Recently, you may have seen thousands of drones flying in the sky, making a spectacular aerial show on a special occasion. This “Drone Show”, like an artwork, is a combination of highly advanced technology, artistic touch, and various other factors in action. What roles then will drones play in the future, other than this kind of clustered flight? Robots, including drones, will play various and rather complicated roles in line with the advancement of related technologies. Accordingly, scientists searching for more efficient ways to operate multi-robot systems should play bigger roles too. Professor Choi, Han-Lim and his team have studied how to make multiple robots (“Multi-robots”) satisfy regulations, constraints, and rules while carrying out complicated missions. They have recently succeeded in developing an algorithm that can more effectively handle missions, routes, and planning of multi-robots.

New algorithms to handle complicated missions

Prof. Choi and his team have developed an algorithm that can effectively handle missions, routes, and planning of multirobot operations. This algorithm helps define a route for each drone when a large number of drones are active in a vast area for forest fire monitoring or crop management, for example. If the location subject to monitoring or observation is a dense space, the mobility constraints of the robots should be taken into consideration, or missions in such places would be impossible to carry out. As such, mobility constraints must be considered for observation missions of multiple observation locations using UAVs or ground excursion robots with limited turn radius (TR).

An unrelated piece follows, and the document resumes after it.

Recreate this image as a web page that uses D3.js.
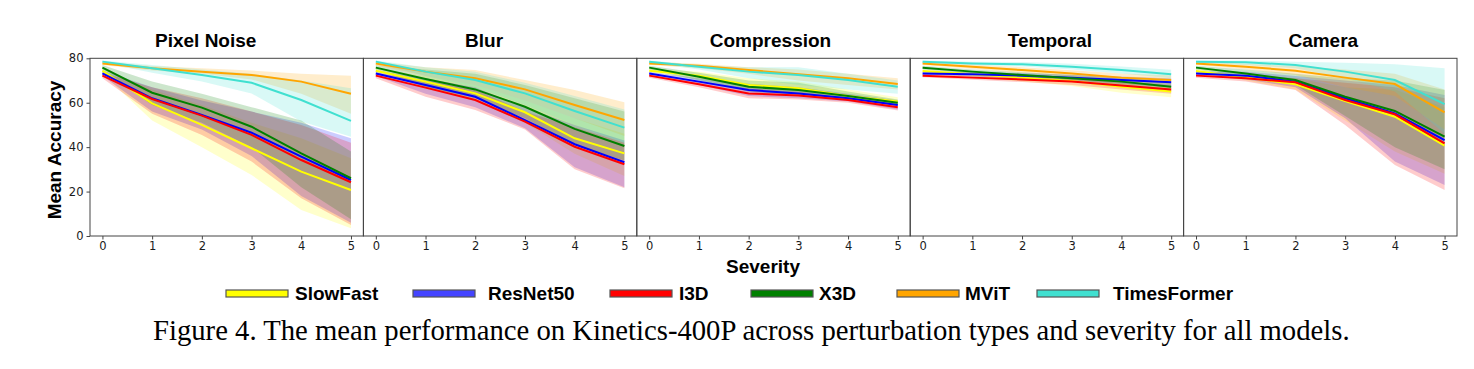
<!DOCTYPE html>
<html>
<head>
<meta charset="utf-8">
<script src="https://cdn.jsdelivr.net/npm/d3@7"></script>
<style>
  body { margin: 0; background: #fff; }
  svg { display: block; }
</style>
</head>
<body>
<div id="chart"></div>
<script>
const categories = ["Pixel Noise", "Blur", "Compression", "Temporal", "Camera"];
const models = ["SlowFast", "ResNet50", "I3D", "X3D", "MViT", "TimesFormer"];
const severity = [0, 1, 2, 3, 4, 5];
const yTicks = [0, 20, 40, 60, 80];

// rows follow the models order
const pixelNoiseMean = [
    [74.3, 59.7, 50.0, 39.5, 29.0, 20.7],
    [73.2, 62.0, 54.5, 46.5, 35.7, 25.2],
    [72.2, 61.7, 54.2, 45.5, 34.2, 24.2],
    [75.8, 64.5, 57.8, 49.2, 37.2, 26.0],
    [77.7, 75.5, 74.0, 72.5, 69.5, 64.0],
    [78.5, 75.5, 72.5, 69.0, 61.2, 51.8]
];
const pixelNoiseLow = [
    [73.0, 52.0, 40.0, 27.5, 11.7, 3.5],
    [72.0, 56.0, 48.0, 36.0, 18.0, 6.0],
    [71.0, 55.0, 45.5, 33.5, 17.0, 5.0],
    [74.5, 59.0, 51.0, 40.0, 22.0, 7.5],
    [77.0, 74.5, 73.0, 70.5, 64.0, 55.0],
    [78.0, 73.5, 69.5, 64.2, 51.5, 44.7]
];
const pixelNoiseHigh = [
    [75.5, 66.0, 59.0, 51.0, 44.0, 35.0],
    [74.5, 67.0, 61.0, 56.0, 51.0, 44.0],
    [73.5, 67.0, 62.0, 56.0, 50.0, 42.0],
    [77.0, 69.5, 64.0, 58.0, 52.0, 38.0],
    [78.5, 76.5, 75.5, 74.5, 73.0, 72.2],
    [79.0, 77.0, 75.0, 73.0, 70.0, 66.5]
];

const blurMean = [
    [74.4, 69.5, 64.2, 55.7, 44.0, 37.2],
    [73.2, 68.0, 62.7, 52.2, 41.3, 33.2],
    [72.2, 66.8, 61.2, 51.5, 40.2, 32.3],
    [75.8, 70.7, 66.0, 58.2, 48.2, 40.5],
    [77.7, 74.0, 71.0, 66.0, 59.0, 52.2],
    [78.5, 74.0, 70.2, 64.2, 56.3, 48.8]
];
const blurLow = [
    [73.5, 67.0, 61.0, 51.0, 37.0, 27.0],
    [72.0, 64.0, 58.0, 48.5, 31.0, 22.0],
    [71.0, 62.7, 56.7, 48.0, 30.0, 21.5],
    [75.0, 67.0, 62.0, 53.0, 41.0, 34.0],
    [77.0, 72.0, 68.0, 61.0, 53.0, 45.0],
    [78.0, 72.0, 67.0, 59.0, 50.0, 42.0]
];
const blurHigh = [
    [75.5, 72.0, 68.0, 61.0, 53.0, 46.0],
    [74.5, 71.0, 67.0, 58.0, 50.0, 43.0],
    [73.5, 70.0, 66.0, 56.0, 49.0, 42.0],
    [77.0, 75.0, 73.0, 68.0, 62.0, 56.0],
    [78.5, 76.0, 74.7, 70.2, 65.7, 60.2],
    [79.0, 76.0, 74.0, 69.0, 63.0, 57.0]
];

const compressionMean = [
    [74.4, 72.2, 68.0, 66.5, 63.0, 60.5],
    [73.2, 69.5, 65.7, 64.2, 62.0, 59.0],
    [72.2, 68.3, 64.2, 63.2, 61.2, 58.0],
    [75.8, 71.7, 67.2, 65.7, 63.0, 60.0],
    [77.7, 76.7, 74.7, 72.8, 71.0, 68.4],
    [78.5, 76.2, 74.0, 72.5, 70.2, 67.2]
];
const compressionLow = [
    [73.5, 70.5, 65.5, 64.0, 61.0, 58.5],
    [72.3, 68.0, 63.0, 62.0, 60.5, 57.0],
    [71.3, 67.0, 62.0, 61.5, 60.0, 56.5],
    [75.0, 70.0, 65.0, 63.5, 61.5, 59.0],
    [77.0, 75.5, 73.0, 70.0, 68.0, 66.0],
    [78.0, 75.0, 71.0, 68.0, 66.0, 64.0]
];
const compressionHigh = [
    [75.3, 74.0, 71.0, 69.5, 66.0, 62.5],
    [74.0, 71.0, 68.5, 67.0, 64.0, 61.0],
    [73.0, 69.5, 66.5, 65.0, 62.5, 59.5],
    [76.7, 73.5, 70.0, 69.0, 65.0, 61.5],
    [78.4, 77.5, 76.0, 75.0, 73.0, 71.0],
    [79.0, 77.0, 76.0, 76.0, 73.0, 70.0]
];

const temporalMean = [
    [74.3, 72.8, 71.3, 69.8, 67.2, 65.0],
    [73.2, 72.8, 72.2, 71.3, 70.2, 69.2],
    [72.2, 71.3, 70.5, 69.5, 67.7, 66.0],
    [75.8, 74.0, 72.5, 71.0, 69.5, 67.2],
    [77.7, 76.2, 74.7, 73.2, 71.3, 70.2],
    [78.5, 77.7, 77.3, 76.2, 74.7, 72.8]
];
const temporalLow = [
    [73.5, 71.5, 69.5, 67.5, 64.5, 62.5],
    [72.5, 71.8, 71.0, 70.0, 68.5, 67.0],
    [71.5, 70.3, 69.3, 68.0, 66.0, 64.0],
    [75.0, 73.0, 71.3, 69.5, 67.5, 65.0],
    [77.0, 75.2, 73.5, 71.8, 69.5, 68.0],
    [78.0, 77.0, 76.3, 75.0, 73.2, 71.0]
];
const temporalHigh = [
    [75.0, 74.0, 73.0, 72.0, 70.0, 67.5],
    [74.0, 73.8, 73.4, 72.6, 71.8, 71.0],
    [73.0, 72.3, 71.7, 71.0, 69.5, 68.0],
    [76.6, 75.0, 73.7, 72.5, 71.5, 69.5],
    [78.4, 77.2, 76.0, 74.6, 73.2, 72.4],
    [79.0, 78.5, 78.3, 77.5, 76.3, 74.8]
];

const cameraMean = [
    [74.3, 71.4, 68.3, 60.8, 53.7, 40.7],
    [73.2, 72.2, 69.5, 62.0, 55.2, 43.2],
    [72.2, 71.0, 69.2, 61.2, 54.8, 41.7],
    [75.8, 73.2, 70.2, 62.7, 56.3, 44.7],
    [77.7, 76.2, 74.4, 71.3, 68.4, 55.7],
    [78.5, 78.2, 77.0, 74.0, 70.2, 59.4]
];
const cameraLow = [
    [73.5, 70.0, 66.0, 52.0, 38.0, 28.0],
    [72.3, 70.5, 67.0, 53.0, 33.5, 23.0],
    [71.3, 69.5, 65.7, 50.0, 32.0, 20.7],
    [75.0, 71.5, 68.0, 54.0, 40.0, 30.0],
    [77.0, 75.0, 72.5, 67.0, 63.0, 48.0],
    [78.0, 77.0, 75.5, 71.0, 65.0, 46.0]
];
const cameraHigh = [
    [75.3, 73.0, 71.0, 67.0, 66.0, 58.0],
    [74.0, 74.0, 72.0, 70.0, 68.0, 63.5],
    [73.0, 72.5, 71.0, 69.0, 67.0, 62.0],
    [76.7, 75.0, 73.0, 71.0, 70.0, 65.7],
    [78.4, 77.5, 76.5, 75.0, 73.0, 66.0],
    [79.0, 79.0, 78.5, 78.0, 77.3, 75.5]
];

const colors = ["#ffff00", "#0000ff", "#ff0000", "#008000", "#ffa500", "#40e0d0"];
const legendColors = ["#ffff00", "#4444ff", "#ff0000", "#008000", "#ffa500", "#40e0d0"];

const panels = [
    {name: categories[0], mean: pixelNoiseMean, low: pixelNoiseLow, high: pixelNoiseHigh},
    {name: categories[1], mean: blurMean, low: blurLow, high: blurHigh},
    {name: categories[2], mean: compressionMean, low: compressionLow, high: compressionHigh},
    {name: categories[3], mean: temporalMean, low: temporalLow, high: temporalHigh},
    {name: categories[4], mean: cameraMean, low: cameraLow, high: cameraHigh}
];

const width = 1474, height = 369;
const left0 = 90, panelW = 273.4, plotTop = 58.3, plotBottom = 236;
const titleShift = [-21, -16, -3, 3, 3];
const legendX = [226, 413, 610, 751, 897, 1037];
const labelX = [295, 488, 679, 819, 965, 1113];
const sans = "'Liberation Sans', Arial, sans-serif";
const tickFont = "11.5px 'DejaVu Sans', sans-serif";

const svg = d3.select("#chart").append("svg")
    .attr("width", width)
    .attr("height", height);

const y = d3.scaleLinear().domain([0, 80]).range([plotBottom, plotTop]);

panels.forEach((p, i) => {
    const x0 = left0 + i * panelW;
    const x = d3.scaleLinear().domain([-0.25, 5.25]).range([x0, x0 + panelW]);
    const g = svg.append("g");

    const area = d3.area()
        .x((d, j) => x(severity[j]))
        .y0(d => y(d[0]))
        .y1(d => y(d[1]));
    const line = d3.line()
        .x((d, j) => x(severity[j]))
        .y(d => y(d));

    g.append("g")
        .selectAll("path")
        .data(models.map((m, k) => p.low[k].map((v, j) => [v, p.high[k][j]])))
        .join("path")
        .attr("d", area)
        .attr("fill", (d, k) => colors[k])
        .attr("fill-opacity", 0.2);

    g.append("g")
        .selectAll("path")
        .data(p.mean)
        .join("path")
        .attr("d", line)
        .attr("fill", "none")
        .attr("stroke", (d, k) => colors[k])
        .attr("stroke-width", 2);

    const xAxis = g.append("g")
        .attr("transform", `translate(0,${plotBottom})`)
        .call(d3.axisBottom(x).tickValues(severity).tickFormat(d3.format("d"))
            .tickSize(3.5).tickPadding(2));
    xAxis.select(".domain").remove();
    xAxis.selectAll("line").attr("stroke", "#444");
    xAxis.selectAll("text")
        .attr("fill", "#1a1a1a")
        .style("font", tickFont);

    if (i == 0) {
        const yAxis = g.append("g")
            .attr("transform", `translate(${x0},0)`)
            .call(d3.axisLeft(y).tickValues(yTicks).tickFormat(d3.format("d"))
                .tickSize(3.5).tickPadding(3));
        yAxis.select(".domain").remove();
        yAxis.selectAll("line").attr("stroke", "#444");
        yAxis.selectAll("text")
            .attr("fill", "#1a1a1a")
            .style("font", tickFont);
    }

    g.append("rect")
        .attr("x", x0)
        .attr("y", plotTop)
        .attr("width", panelW)
        .attr("height", plotBottom - plotTop)
        .attr("fill", "none")
        .attr("stroke", "#444")
        .attr("stroke-width", 1);

    g.append("text")
        .attr("x", x0 + panelW / 2 + titleShift[i])
        .attr("y", 46.7)
        .attr("text-anchor", "middle")
        .style("font", `bold 19px ${sans}`)
        .text(p.name);
});

svg.append("text")
    .attr("transform", "translate(61,150) rotate(-90)")
    .attr("text-anchor", "middle")
    .style("font", `bold 19px ${sans}`)
    .text("Mean Accuracy");

svg.append("text")
    .attr("x", 763)
    .attr("y", 272.7)
    .attr("text-anchor", "middle")
    .style("font", `bold 19px ${sans}`)
    .text("Severity");

const legend = svg.append("g");
legend.selectAll("rect")
    .data(models)
    .join("rect")
    .attr("x", (d, k) => legendX[k])
    .attr("y", 290)
    .attr("width", 62)
    .attr("height", 7)
    .attr("fill", (d, k) => legendColors[k])
    .attr("stroke", "#555")
    .attr("stroke-width", 1.2);
legend.selectAll("text")
    .data(models)
    .join("text")
    .attr("x", (d, k) => labelX[k])
    .attr("y", 299.5)
    .style("font", `bold 19px ${sans}`)
    .text(d => d);

const caption = svg.append("text")
    .attr("x", 751.3)
    .attr("y", 340)
    .attr("text-anchor", "middle")
    .style("font-family", "'Liberation Serif', 'Times New Roman', serif")
    .style("font-size", "26px")
    .text("Figure 4. The mean performance on Kinetics-400P across perturbation types and severity for all models.");
const cw = caption.node().getComputedTextLength();
caption.style("font-size", (26 * 1197 / cw).toFixed(2) + "px");
</script>
</body>
</html>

What Prof. Choi’s team has developed is an algorithm for designing efficient routes and task sequences simultaneously for multiple observatory robots with mobility constraints on multiple missions in largely dispersed locations. The team has developed an optimization technique to effectively calculate
the Generalized, Heterogeneous, Multiple depot, Asymmetric Traveling Salesmen Problem (GHMDATSP) for tour design of multiple observatory robots. When approaching GHMDATSP based on sampling, candidate sites for a mission are sampled for each mission point, so it may be necessary for a single robot to visit two very close observation points. To reduce such redundancy, Prof. Choi and his team introduced the concept of NIN (Necessarily-Intersecting-Neighborhood), and further extended it, considering a sensing model called NIR (Necessarily-Intersection-Region). The team has confirmed,
based on tour calculation, that the workload among the robots was properly distributed when multiple robots performed observation tasks using the proposed algorithm.


The algorithm will help efficient operation of the multi-robot system in various platforms

Prof. Choi said, “Nowadays, robots are playing wide-ranging roles, from smart agriculture, environment, to even disaster controls. And there are many factors to consider when operating multiple robots at once.” The team expects that the algorithm will help operate multi-robot systems more efficiently in diverse various platforms, including drone cars. The algorithm and the team’s achievement were published in International Journal of Systems Science in March 2020.